Exactly reproduce each line of the listing that follows.

## Dataset section
------------------------------------------------------------------------

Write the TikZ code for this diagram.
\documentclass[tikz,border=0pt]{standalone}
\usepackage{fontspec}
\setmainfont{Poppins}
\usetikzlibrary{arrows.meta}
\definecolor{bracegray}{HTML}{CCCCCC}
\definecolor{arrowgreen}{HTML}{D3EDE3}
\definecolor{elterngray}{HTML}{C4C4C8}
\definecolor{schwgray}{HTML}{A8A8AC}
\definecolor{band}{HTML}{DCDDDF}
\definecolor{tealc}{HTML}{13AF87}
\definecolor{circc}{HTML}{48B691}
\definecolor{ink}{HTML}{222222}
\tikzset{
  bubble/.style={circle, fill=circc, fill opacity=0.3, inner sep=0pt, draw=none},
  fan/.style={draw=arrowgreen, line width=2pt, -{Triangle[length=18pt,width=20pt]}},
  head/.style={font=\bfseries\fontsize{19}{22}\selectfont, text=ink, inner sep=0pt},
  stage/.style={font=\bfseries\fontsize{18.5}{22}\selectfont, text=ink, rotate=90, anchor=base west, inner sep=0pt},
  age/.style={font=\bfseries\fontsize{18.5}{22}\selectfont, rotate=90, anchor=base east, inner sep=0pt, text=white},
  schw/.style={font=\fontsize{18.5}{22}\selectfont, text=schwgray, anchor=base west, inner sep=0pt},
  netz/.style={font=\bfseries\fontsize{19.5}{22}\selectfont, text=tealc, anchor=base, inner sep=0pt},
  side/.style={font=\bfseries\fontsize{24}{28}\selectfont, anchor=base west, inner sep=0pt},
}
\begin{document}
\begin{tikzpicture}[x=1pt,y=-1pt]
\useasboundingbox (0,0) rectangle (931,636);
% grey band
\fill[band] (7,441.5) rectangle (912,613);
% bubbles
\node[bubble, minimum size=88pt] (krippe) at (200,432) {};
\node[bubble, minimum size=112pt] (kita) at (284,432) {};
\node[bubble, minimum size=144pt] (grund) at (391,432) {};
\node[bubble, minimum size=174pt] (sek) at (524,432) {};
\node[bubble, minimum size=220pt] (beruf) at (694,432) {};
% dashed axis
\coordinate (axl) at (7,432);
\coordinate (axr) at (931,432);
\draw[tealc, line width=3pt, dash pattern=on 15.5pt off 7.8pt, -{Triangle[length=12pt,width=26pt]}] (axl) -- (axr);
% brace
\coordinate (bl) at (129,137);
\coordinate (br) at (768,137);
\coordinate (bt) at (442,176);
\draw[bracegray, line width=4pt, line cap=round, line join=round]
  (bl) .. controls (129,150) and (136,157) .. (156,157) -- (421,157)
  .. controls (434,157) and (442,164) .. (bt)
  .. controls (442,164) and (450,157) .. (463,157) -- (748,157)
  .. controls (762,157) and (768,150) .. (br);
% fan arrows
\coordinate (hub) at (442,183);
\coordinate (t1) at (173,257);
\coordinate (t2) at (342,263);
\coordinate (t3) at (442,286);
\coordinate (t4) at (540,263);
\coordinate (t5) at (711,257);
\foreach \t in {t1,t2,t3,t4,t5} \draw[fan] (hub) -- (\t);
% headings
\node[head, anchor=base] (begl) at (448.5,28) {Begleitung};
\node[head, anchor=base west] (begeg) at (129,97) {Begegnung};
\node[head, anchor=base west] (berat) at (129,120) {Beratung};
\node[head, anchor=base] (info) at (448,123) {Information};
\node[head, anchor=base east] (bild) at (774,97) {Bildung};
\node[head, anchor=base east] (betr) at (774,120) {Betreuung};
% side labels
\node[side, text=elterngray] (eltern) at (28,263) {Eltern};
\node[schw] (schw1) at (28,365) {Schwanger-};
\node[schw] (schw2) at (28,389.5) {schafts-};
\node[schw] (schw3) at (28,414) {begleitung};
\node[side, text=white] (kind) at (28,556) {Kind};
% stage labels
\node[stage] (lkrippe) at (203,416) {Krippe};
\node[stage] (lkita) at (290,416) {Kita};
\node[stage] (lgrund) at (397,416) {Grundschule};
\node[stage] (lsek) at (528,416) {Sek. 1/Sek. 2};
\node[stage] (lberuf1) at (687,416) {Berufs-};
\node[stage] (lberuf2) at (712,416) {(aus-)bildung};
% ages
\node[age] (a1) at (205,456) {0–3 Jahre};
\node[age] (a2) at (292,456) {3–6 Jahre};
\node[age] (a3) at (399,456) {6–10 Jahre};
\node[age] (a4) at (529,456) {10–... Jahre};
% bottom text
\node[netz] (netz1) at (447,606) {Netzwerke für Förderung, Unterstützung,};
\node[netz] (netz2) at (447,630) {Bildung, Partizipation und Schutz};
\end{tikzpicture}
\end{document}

------------------------------------------------------------------------

## Reply
Write the TikZ code for this diagram.
\documentclass[tikz,border=0pt]{standalone}
\usepackage{fontspec}
\setmainfont{Poppins}
\usetikzlibrary{arrows.meta}
\definecolor{bracegray}{HTML}{CCCCCC}
\definecolor{arrowgreen}{HTML}{D3EDE3}
\definecolor{elterngray}{HTML}{C4C4C8}
\definecolor{schwgray}{HTML}{A8A8AC}
\definecolor{band}{HTML}{DCDDDF}
\definecolor{tealc}{HTML}{13AF87}
\definecolor{circc}{HTML}{48B691}
\definecolor{ink}{HTML}{222222}
\tikzset{
  bubble/.style={circle, fill=circc, fill opacity=0.3, inner sep=0pt, draw=none},
  fan/.style={draw=arrowgreen, line width=2pt, -{Triangle[length=18pt,width=20pt]}},
  head/.style={font=\bfseries\fontsize{19}{22}\selectfont, text=ink, inner sep=0pt},
  stage/.style={font=\bfseries\fontsize{18.5}{22}\selectfont, text=ink, rotate=90, anchor=base west, inner sep=0pt},
  age/.style={font=\bfseries\fontsize{18.5}{22}\selectfont, rotate=90, anchor=base east, inner sep=0pt, text=white},
  schw/.style={font=\fontsize{18.5}{22}\selectfont, text=schwgray, anchor=base west, inner sep=0pt},
  netz/.style={font=\bfseries\fontsize{19.5}{22}\selectfont, text=tealc, anchor=base, inner sep=0pt},
  side/.style={font=\bfseries\fontsize{24}{28}\selectfont, anchor=base west, inner sep=0pt},
}
\begin{document}
\begin{tikzpicture}[x=1pt,y=-1pt]
\useasboundingbox (0,0) rectangle (931,636);
% grey band
\fill[band] (7,441.5) rectangle (912,613);
% bubbles
\node[bubble, minimum size=88pt] (krippe) at (200,432) {};
\node[bubble, minimum size=112pt] (kita) at (284,432) {};
\node[bubble, minimum size=144pt] (grund) at (391,432) {};
\node[bubble, minimum size=174pt] (sek) at (524,432) {};
\node[bubble, minimum size=220pt] (beruf) at (694,432) {};
% dashed axis
\coordinate (axl) at (7,432);
\coordinate (axr) at (931,432);
\draw[tealc, line width=3pt, dash pattern=on 15.5pt off 7.8pt, -{Triangle[length=12pt,width=26pt]}] (axl) -- (axr);
% brace
\coordinate (bl) at (129,137);
\coordinate (br) at (768,137);
\coordinate (bt) at (442,176);
\draw[bracegray, line width=4pt, line cap=round, line join=round]
  (bl) .. controls (129,150) and (136,157) .. (156,157) -- (421,157)
  .. controls (434,157) and (442,164) .. (bt)
  .. controls (442,164) and (450,157) .. (463,157) -- (748,157)
  .. controls (762,157) and (768,150) .. (br);
% fan arrows
\coordinate (hub) at (442,183);
\coordinate (t1) at (173,257);
\coordinate (t2) at (342,263);
\coordinate (t3) at (442,286);
\coordinate (t4) at (540,263);
\coordinate (t5) at (711,257);
\foreach \t in {t1,t2,t3,t4,t5} \draw[fan] (hub) -- (\t);
% headings
\node[head, anchor=base] (begl) at (448.5,28) {Begleitung};
\node[head, anchor=base west] (begeg) at (129,97) {Begegnung};
\node[head, anchor=base west] (berat) at (129,120) {Beratung};
\node[head, anchor=base] (info) at (448,123) {Information};
\node[head, anchor=base east] (bild) at (774,97) {Bildung};
\node[head, anchor=base east] (betr) at (774,120) {Betreuung};
% side labels
\node[side, text=elterngray] (eltern) at (28,263) {Eltern};
\node[schw] (schw1) at (28,365) {Schwanger-};
\node[schw] (schw2) at (28,389.5) {schafts-};
\node[schw] (schw3) at (28,414) {begleitung};
\node[side, text=white] (kind) at (28,556) {Kind};
% stage labels
\node[stage] (lkrippe) at (203,416) {Krippe};
\node[stage] (lkita) at (290,416) {Kita};
\node[stage] (lgrund) at (397,416) {Grundschule};
\node[stage] (lsek) at (528,416) {Sek. 1/Sek. 2};
\node[stage] (lberuf1) at (687,416) {Berufs-};
\node[stage] (lberuf2) at (712,416) {(aus-)bildung};
% ages
\node[age] (a1) at (205,456) {0–3 Jahre};
\node[age] (a2) at (292,456) {3–6 Jahre};
\node[age] (a3) at (399,456) {6–10 Jahre};
\node[age] (a4) at (529,456) {10–... Jahre};
% bottom text
\node[netz] (netz1) at (447,606) {Netzwerke für Förderung, Unterstützung,};
\node[netz] (netz2) at (447,630) {Bildung, Partizipation und Schutz};
\end{tikzpicture}
\end{document}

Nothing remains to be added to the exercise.